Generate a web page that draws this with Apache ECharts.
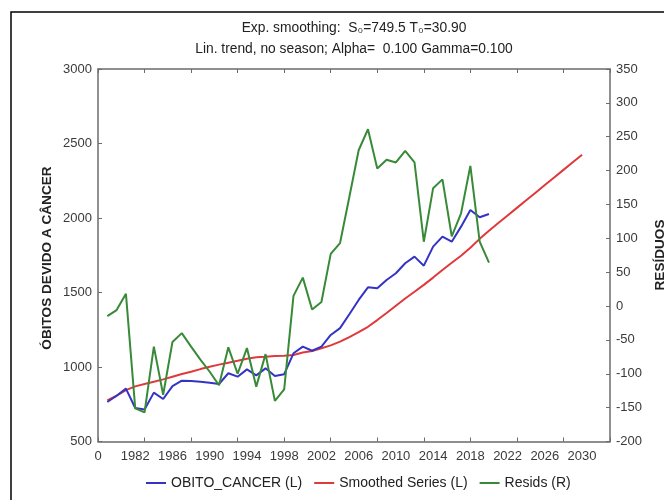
<!DOCTYPE html>
<html>
<head>
<meta charset="utf-8">
<script src="https://cdn.jsdelivr.net/npm/echarts@6/dist/echarts.min.js"></script>
<style>
  html, body { margin: 0; padding: 0; background: #fff; }
  #chart { width: 664px; height: 500px; }
</style>
</head>
<body>
<div id="chart"></div>
<script>
// Observed years and the forecast horizon
const obsYears = [1979,1980,1981,1982,1983,1984,1985,1986,1987,1988,1989,1990,1991,1992,1993,1994,1995,1996,1997,1998,
                  1999,2000,2001,2002,2003,2004,2005,2006,2007,2008,2009,2010,2011,2012,2013,2014,2015,2016,2017,2018,2019,2020];
const allYears = [1979,1980,1981,1982,1983,1984,1985,1986,1987,1988,1989,1990,1991,1992,1993,1994,1995,1996,1997,1998,
                  1999,2000,2001,2002,2003,2004,2005,2006,2007,2008,2009,2010,2011,2012,2013,2014,2015,2016,2017,2018,
                  2019,2020,2021,2022,2023,2024,2025,2026,2027,2028,2029,2030];

// Deaths due to cancer (left axis)
const obitoCancer = [765,807,855,725,715,828,785,872,908,906,901,895,886,958,935,984,944,991,940,952,
                     1092,1137,1109,1137,1215,1261,1354,1450,1535,1528,1584,1629,1696,1741,1680,1808,1875,1841,1942,2054,2005,2027];

// Exponentially smoothed series plus linear-trend forecast (left axis)
const smoothed = [776,807,845,870,886,901,917,935,953,968,986,1002,1016,1029,1042,1056,1065,1069,1074,1076,
                  1081,1097,1107,1126,1145,1170,1201,1234,1270,1315,1362,1411,1460,1505,1551,1600,1651,1700,1747,1800,
                  1860,1915,1966,2017,2068,2119,2170,2221,2272,2323,2374,2425];

// Residuals (right axis)
const resids = [-15,-6,18,-151,-157,-60,-131,-53,-40,-60,-79,-97,-117,-61,-100,-62,-119,-71,-140,-123,
                15,42,-5,6,77,93,161,230,261,203,216,212,229,212,95,174,187,103,137,207,95,64];

// Horizontal axis labels, one every 4 cases starting at case 0
const xLabels = ['0','1982','1986','1990','1994','1998','2002','2006','2010','2014','2018','2022','2026','2030'];
const firstCaseYear = 1978; // case number 0

const caseOf = y => y - firstCaseYear;
const pairs = (years, vals) => years.map((y, i) => [caseOf(y), vals[i]]);

const axisGray = '#6b6b6b';
const labelColor = '#3a3a3a';
const font = 'Arial, "Liberation Sans", Helvetica, sans-serif';

const chart = echarts.init(document.getElementById('chart'), null, { renderer: 'canvas' });

const tickAxis = (pos) => ({
  type: 'value', position: pos, min: 0, max: 55, interval: 5,
  axisLine: { show: true, onZero: false, lineStyle: { color: axisGray, width: 1.5 } },
  axisTick: { show: true, inside: true, length: 4, lineStyle: { color: axisGray, width: 1 } },
  axisLabel: { show: false },
  splitLine: { show: false }
});

const plainNumber = v => String(v);

chart.setOption({
  animation: false,
  backgroundColor: '#ffffff',
  textStyle: { fontFamily: font },
  grid: { left: 98, right: 54, top: 69, bottom: 58.5, containLabel: false },
  xAxis: [
    tickAxis('bottom'),
    tickAxis('top'),
    {
      type: 'value', position: 'bottom', min: 0, max: 55, interval: 4,
      axisLine: { show: false }, axisTick: { show: false }, splitLine: { show: false },
      axisLabel: {
        show: true, margin: 8, color: labelColor, fontSize: 13, fontFamily: font,
        showMaxLabel: false,
        formatter: v => (v % 4 === 0 && xLabels[v / 4] !== undefined) ? xLabels[v / 4] : ''
      }
    }
  ],
  yAxis: [
    {
      type: 'value', position: 'left', min: 500, max: 3000, interval: 500,
      axisLine: { show: true, onZero: false, lineStyle: { color: axisGray, width: 1.5 } },
      axisTick: { show: true, inside: true, length: 4, lineStyle: { color: axisGray } },
      axisLabel: { margin: 6, color: labelColor, fontSize: 13, fontFamily: font, formatter: plainNumber },
      splitLine: { show: false }
    },
    {
      type: 'value', position: 'right', min: -200, max: 350, interval: 50,
      axisLine: { show: true, onZero: false, lineStyle: { color: axisGray, width: 1.5 } },
      axisTick: { show: true, inside: true, length: 4, lineStyle: { color: axisGray } },
      axisLabel: { margin: 6, color: labelColor, fontSize: 13, fontFamily: font, formatter: plainNumber },
      splitLine: { show: false }
    }
  ],
  legend: {
    left: 141, top: 471,
    itemWidth: 20, itemHeight: 2, itemGap: 12,
    icon: 'rect',
    textStyle: { color: '#222', fontSize: 14, fontFamily: font },
    data: ['OBITO_CANCER (L)', 'Smoothed Series (L)', 'Resids (R)']
  },
  series: [
    {
      name: 'Smoothed Series (L)', type: 'line', xAxisIndex: 0, yAxisIndex: 0,
      data: pairs(allYears, smoothed), showSymbol: false, z: 3,
      lineStyle: { color: '#e0393c', width: 2 }, itemStyle: { color: '#e0393c' }
    },
    {
      name: 'OBITO_CANCER (L)', type: 'line', xAxisIndex: 0, yAxisIndex: 0,
      data: pairs(obsYears, obitoCancer), showSymbol: false, z: 4,
      lineStyle: { color: '#3434c4', width: 2 }, itemStyle: { color: '#3434c4' }
    },
    {
      name: 'Resids (R)', type: 'line', xAxisIndex: 0, yAxisIndex: 1,
      data: pairs(obsYears, resids), showSymbol: false, z: 5,
      lineStyle: { color: '#388a38', width: 2 }, itemStyle: { color: '#388a38' }
    }
  ],
  graphic: [
    // outer frame
    { type: 'rect', shape: { x: 11, y: 12, width: 700, height: 600 },
      style: { fill: 'none', stroke: '#000', lineWidth: 1.5 }, silent: true },
    { type: 'text', x: 354, y: 28,
      style: { text: 'Exp. smoothing:  S₀=749.5 T₀=30.90', fill: '#222', font: '13.8px ' + font,
               textAlign: 'center', textVerticalAlign: 'middle' } },
    { type: 'text', x: 354, y: 49,
      style: { text: 'Lin. trend, no season; Alpha=  0.100 Gamma=0.100', fill: '#222', font: '13.8px ' + font,
               textAlign: 'center', textVerticalAlign: 'middle' } },
    { type: 'text', x: 47, y: 258, rotation: Math.PI / 2,
      style: { text: 'ÓBITOS DEVIDO A CÂNCER', fill: '#222', font: 'bold 13.6px ' + font,
               textAlign: 'center', textVerticalAlign: 'middle' } },
    { type: 'text', x: 660, y: 255, rotation: Math.PI / 2,
      style: { text: 'RESÍDUOS', fill: '#222', font: 'bold 13.6px ' + font,
               textAlign: 'center', textVerticalAlign: 'middle' } }
  ]
});
</script>
</body>
</html>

.....

> [TASK BRIEF] Please extract exactly the lines of the data, from the first through the line containing "1860,1915,1966,2017,2068,2119,2170,2221,2272,2323,2374,2425];", and add no pictures to the copy.

> [REPLY TO THE EXERCISE]
Generate a web page that draws this with Apache ECharts.
<!DOCTYPE html>
<html>
<head>
<meta charset="utf-8">
<script src="https://cdn.jsdelivr.net/npm/echarts@6/dist/echarts.min.js"></script>
<style>
  html, body { margin: 0; padding: 0; background: #fff; }
  #chart { width: 664px; height: 500px; }
</style>
</head>
<body>
<div id="chart"></div>
<script>
// Observed years and the forecast horizon
const obsYears = [1979,1980,1981,1982,1983,1984,1985,1986,1987,1988,1989,1990,1991,1992,1993,1994,1995,1996,1997,1998,
                  1999,2000,2001,2002,2003,2004,2005,2006,2007,2008,2009,2010,2011,2012,2013,2014,2015,2016,2017,2018,2019,2020];
const allYears = [1979,1980,1981,1982,1983,1984,1985,1986,1987,1988,1989,1990,1991,1992,1993,1994,1995,1996,1997,1998,
                  1999,2000,2001,2002,2003,2004,2005,2006,2007,2008,2009,2010,2011,2012,2013,2014,2015,2016,2017,2018,
                  2019,2020,2021,2022,2023,2024,2025,2026,2027,2028,2029,2030];

// Deaths due to cancer (left axis)
const obitoCancer = [765,807,855,725,715,828,785,872,908,906,901,895,886,958,935,984,944,991,940,952,
                     1092,1137,1109,1137,1215,1261,1354,1450,1535,1528,1584,1629,1696,1741,1680,1808,1875,1841,1942,2054,2005,2027];

// Exponentially smoothed series plus linear-trend forecast (left axis)
const smoothed = [776,807,845,870,886,901,917,935,953,968,986,1002,1016,1029,1042,1056,1065,1069,1074,1076,
                  1081,1097,1107,1126,1145,1170,1201,1234,1270,1315,1362,1411,1460,1505,1551,1600,1651,1700,1747,1800,
                  1860,1915,1966,2017,2068,2119,2170,2221,2272,2323,2374,2425];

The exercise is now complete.